Il percorso verso una sostenibilità del retail italiano appare ancora caratterizzato da alti e bassi. La necessità di accelerare la transizione verso un retail sostenibile è sempre più evidente.
A cercare di delineare un quadro più preciso dell’attuale situazione è la seconda edizione del Retail ESG Pulse-Check Italia 2024, realizzato da Bain & Company. L'indagine, nello specifico, ha analizzato i bilanci di sostenibilità pubblicati entro novembre dai principali operatori di diversi settori, confrontando 28 KPI suddivisi tra l’analisi della situazione attuale e gli obiettivi futuri.
Retail sostenibile: a che punto siamo in Italia
A pochi mesi dalla pubblicazione delle prime dichiarazioni non finanziarie obbligatorie (CSRD) per le società quotate, e a un anno dall’obbligo di rendicontazione per tutte le aziende sopra i 50 milioni di euro, il primo dato che emerge è inerente la Disclosure volontaria ESG ossia la divulgazione volontaria di informazioni, pratiche e performance relativa ai temi della sostenibilità. Se nel 2022 a trasmettere queste informazioni erano il 43% delle aziende del retail, nel 2024 la percentuale è scesa al 41%.
Ovviamente la situazione varia da settore a settore con alcuni che stanno lavorando di più sulle tematiche sostenibili e altri che sono invece particolarmente indietro.
A spiccare nel retail sostenibile sono gli ambiti legati all'arredamento, drugstore e profumerie che si sono distinti per la loro visione strategica e per l’approccio avanzato nelle pratiche sostenibili. Ad arretrare, invece, sono i settori dell’elettronica (37% nel 2022 vs. 33% 2024), abbigliamento e calzature (28% nel 2022 vs. 21% 2024) e dei libri (14% nel 2022 vs 11% 2024), mentre la ristorazione e l’abbigliamento restano fermi in una posizione intermedia. A rimanere più indietro di tutti però è la grande distribuzione organizzata (GDO) specie in riferimento ai temi ambientali e legati alle persone.
Mancanza di obiettivi concreti e misurabili, la grande sfida del retail in Italia
Lo studio di Bain & Company ha evidenziato come una buona parte delle aziende non accompagni i propri sforzi con target numerici definiti. E’ bene ricordare che l’assenza di obiettivi concreti e misurabili rende difficile per l'azienda monitorare e di conseguenza comunicare, i propri progressi, cosa che va a discapito della fiducia di stakeholder e consumatori.

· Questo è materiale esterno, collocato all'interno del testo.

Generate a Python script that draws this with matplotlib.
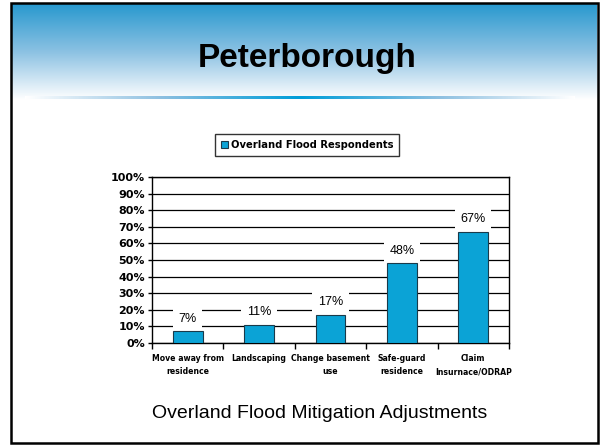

Questo ovviamente non vale per tutti gli ambiti dato che ci sono temi molto sentiti e nei quali le imprese si stanno ponendo obiettivi reali, come l'energia rinnovabile (81%), il packaging compostabile (75%) e le iniziative sulla biodiversità (78%). A risentirne di più sembrano essere invece i temi relativi alla sostenibilità sociale e in particolare: le quote rosa tra i livelli alti dell'azienda (41%) o nel CdA (28%) e il divario retributivo (31%).
Retail sostenibile in Italia vs estero
Un altro dato significativo riguarda la differenza di maturità tra i retailer italiani e quelli appartenenti a gruppi esteri. Le aziende italiane, pur avendo avviato la transizione verso la sostenibilità, non sono ancora al passo con i modelli di sostenibilità adottati dai gruppi internazionali, che si sono impegnati a integrare l’ESG in modo più strutturato. Questo gap tra operatori italiani e internazionali suggerisce la necessità per le aziende locali di adottare un approccio più ambizioso e integrato. Le best practices adottate dai retailer esteri, che vedono nell’ESG una leva strategica per la competitività a lungo termine, devono dunque essere per l’Italia un modello da seguire.
"L’ESG non è solo una responsabilità, ma un’opportunità per creare valore competitivo," ha affermato Matteo Capellini, Partner di Bain & Company. "I retailer che riusciranno a migliorare trasparenza e ambizione, soprattutto in aree come la decarbonizzazione e l’equità di genere, saranno meglio posizionati per affrontare le sfide di un mercato in rapida evoluzione".